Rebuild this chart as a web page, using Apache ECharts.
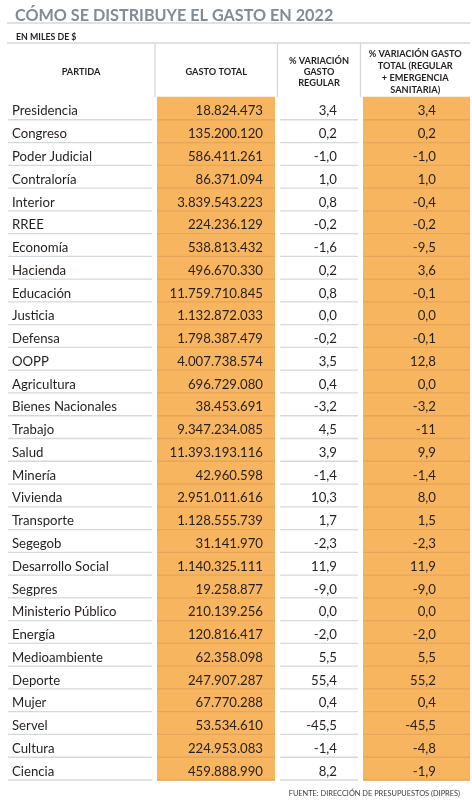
<!DOCTYPE html>
<html><head><meta charset="utf-8">
<script src="https://cdn.jsdelivr.net/npm/echarts@6/dist/echarts.min.js"></script>
<style>html,body{margin:0;padding:0;background:#fff}#c{width:472px;height:800px}</style>
</head><body><div id="c"></div>
<script>
// ---- data ----
const titleText = 'CÓMO SE DISTRIBUYE EL GASTO EN 2022';
const unitText = 'EN MILES DE $';
const sourceText = 'FUENTE: DIRECCIÓN DE PRESUPUESTOS (DIPRES)';
const headers = ['PARTIDA', 'GASTO TOTAL', '% VARIACIÓN\nGASTO\nREGULAR', '% VARIACIÓN GASTO\nTOTAL (REGULAR\n+ EMERGENCIA\nSANITARIA)'];
const categories = ['Presidencia','Congreso','Poder Judicial','Contraloría','Interior','RREE','Economía','Hacienda','Educación','Justicia','Defensa','OOPP','Agricultura','Bienes Nacionales','Trabajo','Salud','Minería','Vivienda','Transporte','Segegob','Desarrollo Social','Segpres','Ministerio Público','Energía','Medioambiente','Deporte','Mujer','Servel','Cultura','Ciencia'];
const gastoTotal = [18824473,135200120,586411261,86371094,3839543223,224236129,538813432,496670330,11759710845,1132872033,1798387479,4007738574,696729080,38453691,9347234085,11393193116,42960598,2951011616,1128555739,31141970,1140325111,19258877,210139256,120816417,62358098,247907287,67770288,53534610,224953083,459888990];
const varRegular = [3.4,0.2,-1.0,1.0,0.8,-0.2,-1.6,0.2,0.8,0.0,-0.2,3.5,0.4,-3.2,4.5,3.9,-1.4,10.3,1.7,-2.3,11.9,-9.0,0.0,-2.0,5.5,55.4,0.4,-45.5,-1.4,8.2];
const varTotal = [3.4,0.2,-1.0,1.0,-0.4,-0.2,-9.5,3.6,-0.1,0.0,-0.1,12.8,0.0,-3.2,-11,9.9,-1.4,8.0,1.5,-2.3,11.9,-9.0,0.0,-2.0,5.5,55.2,0.4,-45.5,-4.8,-1.9];

// ---- formatting ----
const fmtInt = n => String(n).replace(/\B(?=(\d{3})+(?!\d))/g, '.');
const fmtPct = v => (Number.isInteger(v) && Math.abs(v) >= 10) ? String(v) : v.toFixed(1).replace('.', ',');

// ---- layout / style ----
const FONT = 'Lato, "Open Sans", sans-serif';
const ORANGE = '#f7b55f';
const ORANGE_LINE = '#e6a65a';
const GRAY_LINE = '#d3d8dd';
const TXT = '#231f20';
const GRID = {left: 7, right: 2, top: 97, bottom: 20};
const XMAX = 463;
const COLS = [
  {edge: [0, 148], line: [1, 145], textLeft: 5},
  {edge: [148, 270.5], fill: [150, 268], textRight: 256},
  {edge: [270.5, 353.5], line: [273, 351], textRight: 330},
  {edge: [353.5, 463], fill: [356, 463], textRight: 429}
];
const colTexts = [categories, gastoTotal.map(fmtInt), varRegular.map(fmtPct), varTotal.map(fmtPct)];

function cellSeries(ci) {
  const col = COLS[ci], texts = colTexts[ci];
  return {
    type: 'custom', coordinateSystem: 'cartesian2d', silent: true, clip: false,
    data: categories.map((c, i) => [col.edge[0], i]),
    encode: {x: 0, y: 1},
    renderItem(params, api) {
      const row = api.value(1);
      const h = api.size([0, 1])[1];
      const yc = api.coord([0, row])[1];
      const top = yc - h / 2, bot = yc + h / 2;
      const ch = [];
      if (col.fill) {
        const a = api.coord([col.fill[0], row])[0], b = api.coord([col.fill[1], row])[0];
        ch.push({type: 'rect', shape: {x: a, y: top - 0.3, width: b - a, height: h + 0.6}, style: {fill: ORANGE}});
        ch.push({type: 'line', shape: {x1: a, y1: bot, x2: b, y2: bot}, style: {stroke: ORANGE_LINE, lineWidth: 1.3}, z2: 5});
      } else {
        const a = api.coord([col.line[0], row])[0], b = api.coord([col.line[1], row])[0];
        ch.push({type: 'line', shape: {x1: a, y1: bot, x2: b, y2: bot}, style: {stroke: GRAY_LINE, lineWidth: 1.3}});
      }
      const left = col.textLeft != null;
      const xt = api.coord([left ? col.textLeft : col.textRight, row])[0];
      const al = left ? 'left' : 'right';
      ch.push({type: 'text', x: xt, y: yc + 2.8, z2: 10,
        style: {text: texts[row], fill: TXT, font: '13.2px ' + FONT,
          align: al, verticalAlign: 'middle', textAlign: al, textVerticalAlign: 'middle'}});
      return {type: 'group', children: ch};
    }
  };
}

const chart = echarts.init(document.getElementById('c'), null, {renderer: 'canvas'});

function px(v) { return GRID.left + v; }
const headerY = 72;
const graphics = [
  {type: 'line', shape: {x1: 7, y1: 23, x2: 470, y2: 23}, style: {stroke: GRAY_LINE, lineWidth: 1.5}},
  {type: 'line', shape: {x1: 7, y1: 43, x2: 470, y2: 43}, style: {stroke: GRAY_LINE, lineWidth: 1.5}},
];
[COLS[1].edge[0], COLS[2].edge[0], COLS[3].edge[0]].forEach(e => {
  graphics.push({type: 'line', shape: {x1: px(e), y1: 43, x2: px(e), y2: 97}, style: {stroke: GRAY_LINE, lineWidth: 1.3}});
});
headers.forEach((h, i) => {
  const cx = px((COLS[i].edge[0] + COLS[i].edge[1]) / 2);
  graphics.push({type: 'text', x: cx, y: headerY,
    style: {text: h, fill: TXT, font: 'bold 9.2px ' + FONT, lineHeight: i === 3 ? 11.8 : 11.2,
      align: 'center', verticalAlign: 'middle', textAlign: 'center', textVerticalAlign: 'middle'}});
});

chart.setOption({
  animation: false,
  title: [
    {text: titleText, left: 10, top: 3, textStyle: {fontFamily: FONT, fontSize: 16.2, fontWeight: 'bold', color: '#7f8b95'}},
    {text: unitText, left: 11, top: 28, textStyle: {fontFamily: FONT, fontSize: 8.8, fontWeight: 'bold', color: TXT}},
    {text: sourceText, right: 7, top: 785, textStyle: {fontFamily: FONT, fontSize: 7.4, fontWeight: 'normal', color: '#3a3a3a'}}
  ],
  grid: {left: GRID.left, right: GRID.right, top: GRID.top, bottom: GRID.bottom, containLabel: false},
  xAxis: {type: 'value', min: 0, max: XMAX, show: false},
  yAxis: {type: 'category', data: categories, inverse: true, show: false},
  graphic: {elements: graphics},
  series: [cellSeries(0), cellSeries(1), cellSeries(2), cellSeries(3)]
});
</script>
</body></html>
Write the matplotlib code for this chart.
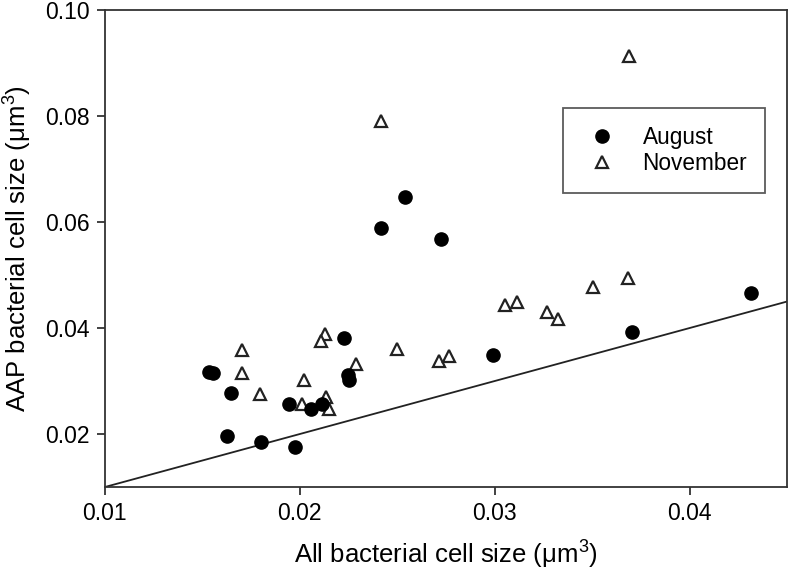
import numpy as np
import matplotlib
matplotlib.use('Agg')
import matplotlib.pyplot as plt

plt.rcParams['font.family'] = ['Liberation Sans', 'DejaVu Sans']
plt.rcParams['mathtext.fontset'] = 'custom'
plt.rcParams['mathtext.rm'] = 'Liberation Sans'
plt.rcParams['mathtext.it'] = 'Liberation Sans:italic'

# August samples (all cells vs AAP cells, um^3)
aug_x = [0.01535, 0.01555, 0.01648, 0.01627, 0.01802, 0.01977, 0.01946, 0.02059,
         0.02116, 0.02229, 0.02249, 0.02254, 0.02990, 0.03704, 0.04316, 0.02542,
         0.02419, 0.02722]
aug_y = [0.0317, 0.0315, 0.0277, 0.0196, 0.0185, 0.0176, 0.0257, 0.0247,
         0.0257, 0.0381, 0.0311, 0.0302, 0.0349, 0.0393, 0.0466, 0.0647,
         0.0589, 0.0568]

# November samples
nov_x = [0.01704, 0.01704, 0.01797, 0.02023, 0.02013, 0.02131, 0.02111, 0.02136,
         0.02152, 0.02290, 0.02501, 0.02712, 0.02763, 0.03051, 0.03113, 0.03267,
         0.03324, 0.03504, 0.03684, 0.02414, 0.03689]
nov_y = [0.0359, 0.0315, 0.0276, 0.0302, 0.0257, 0.0389, 0.0376, 0.0270,
         0.0247, 0.0332, 0.0360, 0.0338, 0.0347, 0.0443, 0.0449, 0.0430,
         0.0417, 0.0477, 0.0494, 0.0791, 0.0913]

# 1:1 line
line_x = [0.01, 0.045]

fig = plt.figure(figsize=(7.89, 5.76), dpi=100)
ax = fig.add_axes([0.133, 0.1545, 0.8645, 0.828])

ax.plot(line_x, line_x, color='#222222', lw=1.3, zorder=1)
ax.plot(aug_x, aug_y, 'o', color='black', markersize=9.5, label='August', zorder=3)
ax.plot(nov_x, nov_y, '^', markerfacecolor='white', markeredgecolor='#222222',
        markeredgewidth=1.6, markersize=8, label='November', zorder=2)

ax.set_xlim(0.01, 0.045)
ax.set_ylim(0.01, 0.10)
ax.set_xticks([0.01, 0.02, 0.03, 0.04])
ax.set_xticklabels(['0.01', '0.02', '0.03', '0.04'])
ax.set_yticks([0.02, 0.04, 0.06, 0.08, 0.10])
ax.set_yticklabels(['0.02', '0.04', '0.06', '0.08', '0.10'])

for s in ax.spines.values():
    s.set_color('#333333')
    s.set_linewidth(1.3)
ax.tick_params(axis='both', direction='out', length=6, width=1.3, color='#333333',
               labelsize=16.5, pad=5)
ax.tick_params(top=False, right=False)

ax.set_xlabel(r'All bacterial cell size ($\mathregular{\mu m^3}$)', fontsize=18.5, labelpad=10)
ax.set_ylabel(r'AAP bacterial cell size ($\mathregular{\mu m^3}$)', fontsize=18.5, labelpad=8)

leg = ax.legend(loc='upper left', bbox_to_anchor=(0.672, 0.795), fontsize=16.3,
                frameon=True, fancybox=False, edgecolor='#333333', borderpad=0.8,
                handletextpad=0.9, labelspacing=0.15, borderaxespad=0, handlelength=1.8)
leg.get_frame().set_linewidth(1.3)

fig.savefig('out.png', dpi=100)
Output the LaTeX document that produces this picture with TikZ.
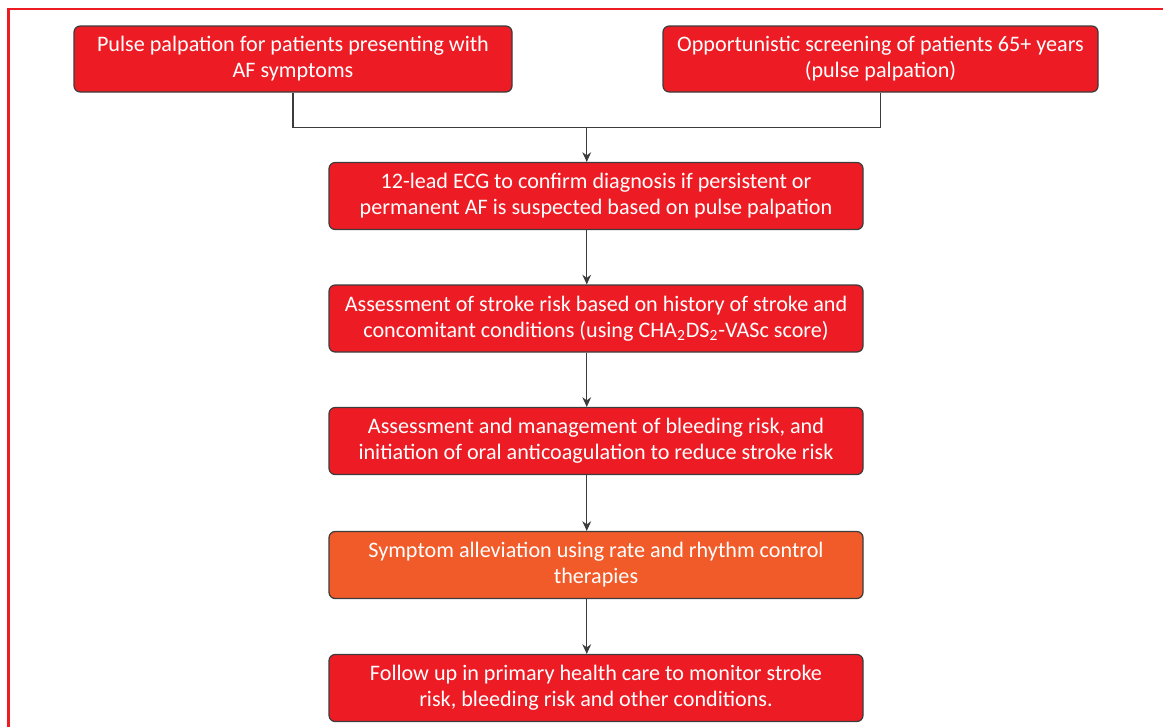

= = = = =

Written problem. Find each line holding the string "this" and copy it out.

Answer for the task.
Rebuild this chart as a web page, using Apache ECharts.
Write the matplotlib code for this chart.
Output the LaTeX document that produces this picture with TikZ.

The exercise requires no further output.